IAS/UPSC Coaching Institute  

EDITORIAL 1: Small farmers, big impacts

Introduction

It is not enough to say that agriculture contributes only 16 per cent to India’s GDP. Nor is it sufficient to state that small farmer households earn about one lakh rupees annually.

 

The real picture

  • 250 million people are directly dependent on farming, and there are 700 million Indians who are directly or indirectly connected to farming and the rural sector.
  • Protecting the farm sector is not just a policy. It is a survival mechanism for millions, crucial to maintaining economic, social, political and cultural stability.

 

The subsidy issue

  • The argument around agricultural subsidy and tariffs often centres on the Minimum Support Price (MSP) provided to select crops.
  • In the US and much of the EU, the terminoogy and approach vary, but the issue remains the same. If India has MSP, the US has ERP, PLC, ARC and DMC.
  • ERP is the Effective Reference Price, analogous to the MSP. In the US, farmers receive direct payments from the government if market prices fall below this level, and it is called PLC or Price Loss Coverage.
  • Both PLC and ARC (Agriculture Risk Coverage) cover 22 major crops, ranging from wheat and corn to soybean and cotton.
  • These systems are not restricted to farming alone as they also extend to the dairy sector under the Dairy Margin Coverage (DMC) programme.
  • The EU’s Common Agricultural Policy (CAP) provides income support via direct payments if prices fall below intervention levels, which are akin to MSPs.
  • The crucial difference is that, while in India, the government procures crops at the MSP, in the US the government does not procure crops but instead pays farmers directly if prices fall below the minimum.
  • Given the literacy levels, or lack thereof, and the paperwork involved with enrolling in these various EU and US policies, asking Indian farmers to transition to these systems would create another level of bureaucracy.
  • Moreover, rolling out the US and EU models in India would take years, if not decades.

 

A comparison with US and EU subsidy

  • The pressure on India to dismantle its farm mechanisms, whether MSP or tariffs, and open up to international market forces would be justifiable, if the US and EU were not subsidising their own agricultural sectors.
  • The US spends about $20 billion and the EU about $50 billion on agricultural subsidies.

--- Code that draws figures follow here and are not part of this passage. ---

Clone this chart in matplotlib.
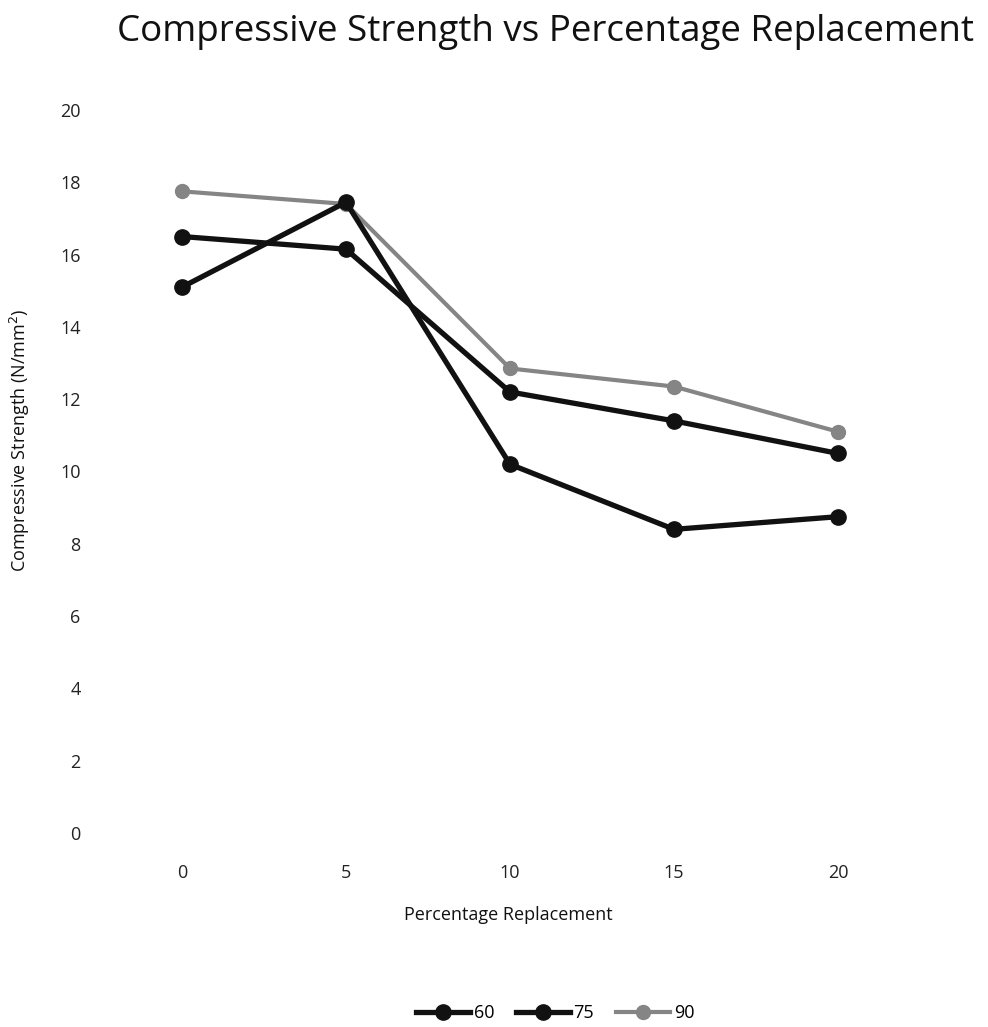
import numpy as np
import matplotlib.pyplot as plt

plt.rcParams['font.family'] = ['Open Sans', 'DejaVu Sans']

categories = ["0", "5", "10", "15", "20"]
s60 = [15.1, 17.45, 10.2, 8.4, 8.75]
s75 = [16.5, 16.15, 12.2, 11.4, 10.5]
s90 = [17.75, 17.4, 12.85, 12.35, 11.1]

fig = plt.figure(figsize=(9.88, 10.27), dpi=100)
ax = fig.add_axes([100 / 988, 1 - 833 / 1027, 820 / 988, (833 - 110) / 1027])

x = np.arange(len(categories))
ax.plot(x, s60, color="#111111", lw=3.8, marker="o", ms=11, label="60", zorder=3)
ax.plot(x, s75, color="#111111", lw=3.8, marker="o", ms=11, label="75", zorder=3)
ax.plot(x, s90, color="#858585", lw=3.0, marker="o", ms=10, label="90", zorder=2)

ax.set_xlim(-0.5, len(categories) - 0.5)
ax.set_ylim(0, 20)
ax.set_yticks(range(0, 21, 2))
ax.set_xticks(x)
ax.set_xticklabels(categories)
for s in ax.spines.values():
    s.set_visible(False)
ax.tick_params(length=0, labelsize=13, colors="#222222")
ax.tick_params(axis="y", pad=14)
ax.tick_params(axis="x", pad=22)

fig.text(545 / 988, 1 - 32 / 1027, "Compressive Strength vs Percentage Replacement",
         ha="center", va="center", fontsize=26.5, color="#111111")
fig.text(20 / 988, 1 - 440 / 1027, "Compressive Strength (N/mm$^2$)", rotation=90,
         ha="center", va="center", fontsize=13, color="#111111")
fig.text(508 / 988, 1 - 915 / 1027, "Percentage Replacement",
         ha="center", va="center", fontsize=13, color="#111111")

fig.legend(loc="center", bbox_to_anchor=(555 / 988, 1 - 1013 / 1027), ncol=3,
           frameon=False, fontsize=13, handlelength=3, columnspacing=1.2, handletextpad=0.2)

fig.savefig("out.png", dpi=100)
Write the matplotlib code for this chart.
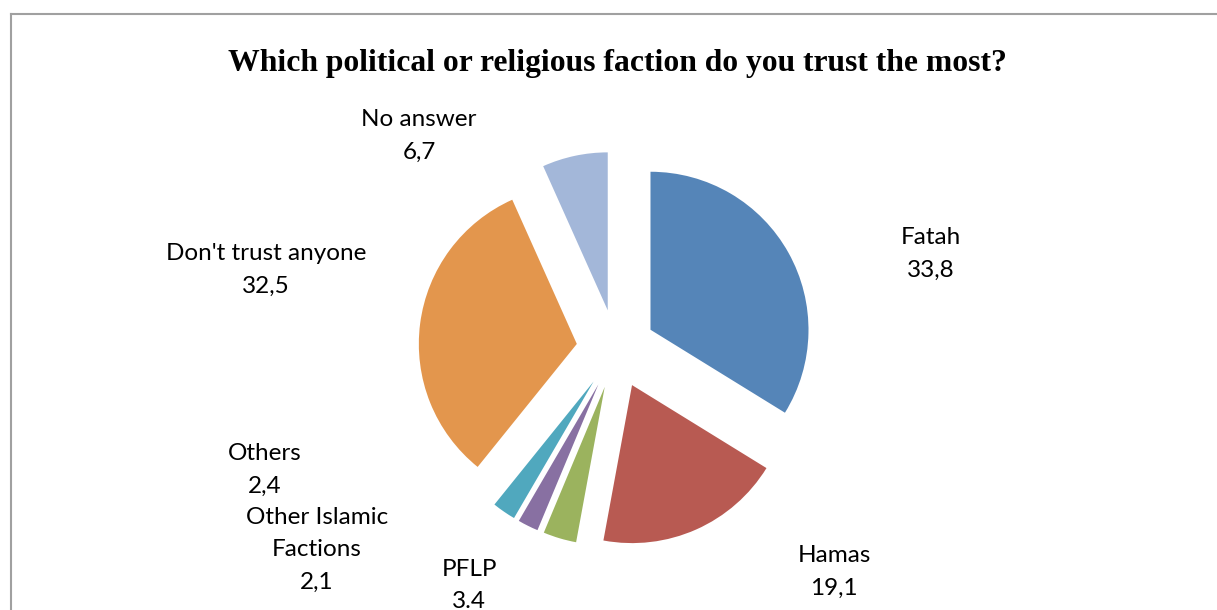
import matplotlib
matplotlib.use("Agg")
import matplotlib.pyplot as plt
from matplotlib.lines import Line2D

categories = ["Fatah", "Hamas", "PFLP", "Other Islamic\nFactions", "Others",
              "Don't trust anyone", "No answer"]
values = [33.8, 19.1, 3.4, 2.1, 2.4, 32.5, 6.7]
value_labels = ["33,8", "19,1", "3.4", "2,1", "2,4", "32,5", "6,7"]
colors = ["#5585B8", "#B85A52", "#9BB35E", "#8870A2", "#50A8BE", "#E3964D", "#A3B7D9"]

W, H = 1217, 610
fig = plt.figure(figsize=(W / 100, H / 100), dpi=100)
ax = fig.add_axes([0, 0, 1, 1])

cx, cy, r = 616, H - 349, 158
ax.pie(values, colors=colors, startangle=90, counterclock=False,
       explode=[0.25 * r] * len(values), radius=r, center=(cx, cy),
       wedgeprops=dict(linewidth=0))
ax.set_xlim(0, W)
ax.set_ylim(0, H)
ax.set_aspect("equal")
ax.axis("off")

# label positions (pixel coords, top-left origin)
label_pos = [(931, 238), (834, 556), (469, 570), (317, 518), (265, 454),
             (266, 254), (419, 120)]
font = dict(family=["Lato", "DejaVu Sans"], fontsize=17.5, color="#000000",
            ha="center", va="center")
for cat, val, (x, y) in zip(categories, value_labels, label_pos):
    lines = cat.split("\n") + [val]
    for i, line in enumerate(lines):
        ax.text(x, H - (y + 32 * i), line, **font)

ax.text(617, H - 63, "Which political or religious faction do you trust the most?",
        family=["Liberation Serif", "DejaVu Serif"], fontweight="bold",
        fontsize=22.8, ha="center", va="center", color="#000000")

# chart border (top and left visible)
ax.add_line(Line2D([11, W + 5], [H - 14, H - 14], color="#A0A0A0", lw=1.5))
ax.add_line(Line2D([11, 11], [H - 14, -5], color="#A0A0A0", lw=1.5))

fig.savefig("out.png", dpi=100)
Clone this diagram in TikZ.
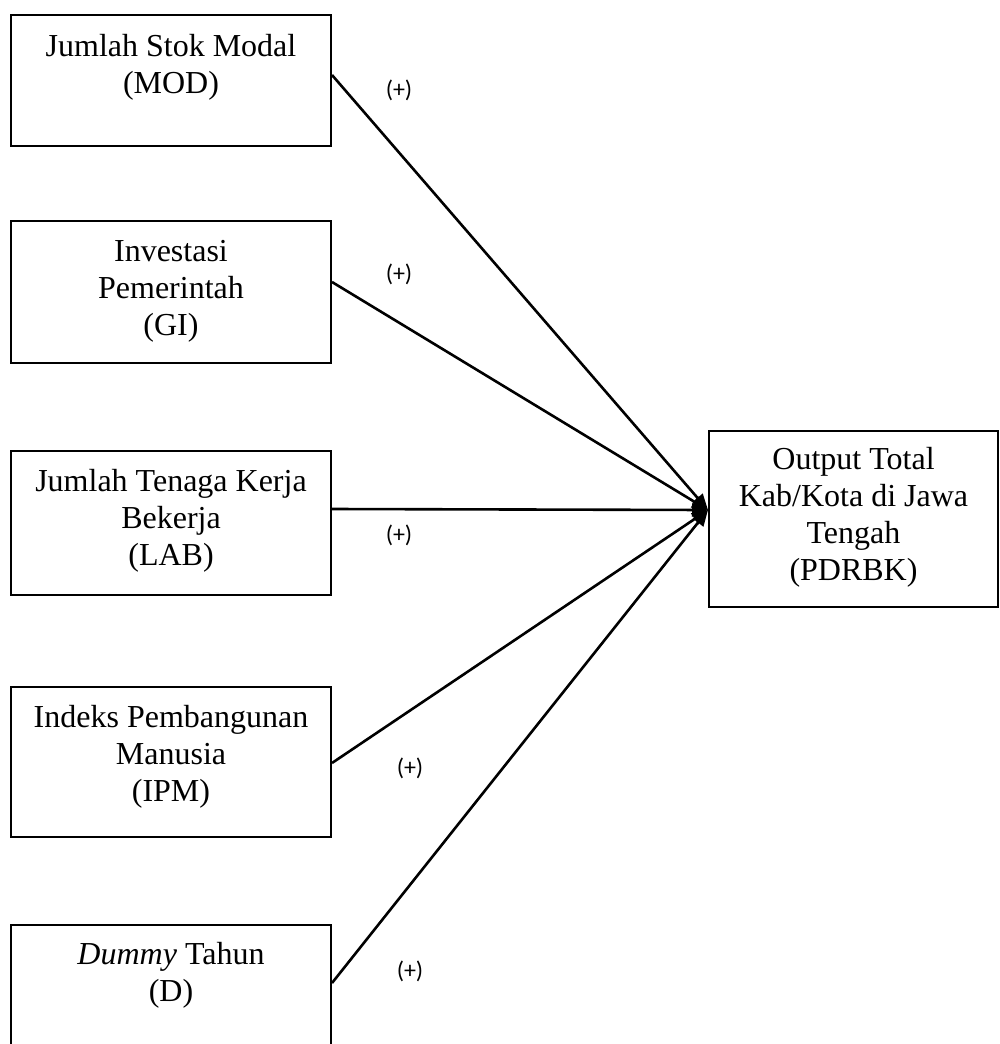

In fact, many of these subsidies remain hidden, while the Indian MSP system is much more transparent.
  • The focus of US subsidies is large farms, whereas Indian farm policy centres on small farmers.
  • US policy priorities include market stabilisation, income protection, and climate adaptation, while India focuses on supporting small farmers and landholderscol, ensuring regular upliftment of the rural economy.
  •  EU subsidies are targeted more toward income support, environmental goals, climate and biodiversity targets.
  • In the US and much of Europe, 80 per cent of subsidies go to large farms, while in India, it is the reverse with 80 per cent going to small and medium farmers.
  • The EU, in its latest budget provisions, is trying to move away from the US approach towards the Indian model, by targeting small farmers.

 

Way forward

  • For India, the real issue is that of equitable and development-centred agreements.
  • Just as the Indian MSP is clear, transparent and focused on the Indian context, the alphabet soup of CAP, ERP, PLC, ARC and DMC is tailored to the US and EU contexts.
  • This perspective arises not only from economics, but also from society, politics and culture.
  • Opening the entire agriculture sector to a free-for-all, when US and EU subsidies distort the market in their favour, would create a kind of asymmetric warfare, with tumultuous consequences for Indian society. The upheaval would be massive.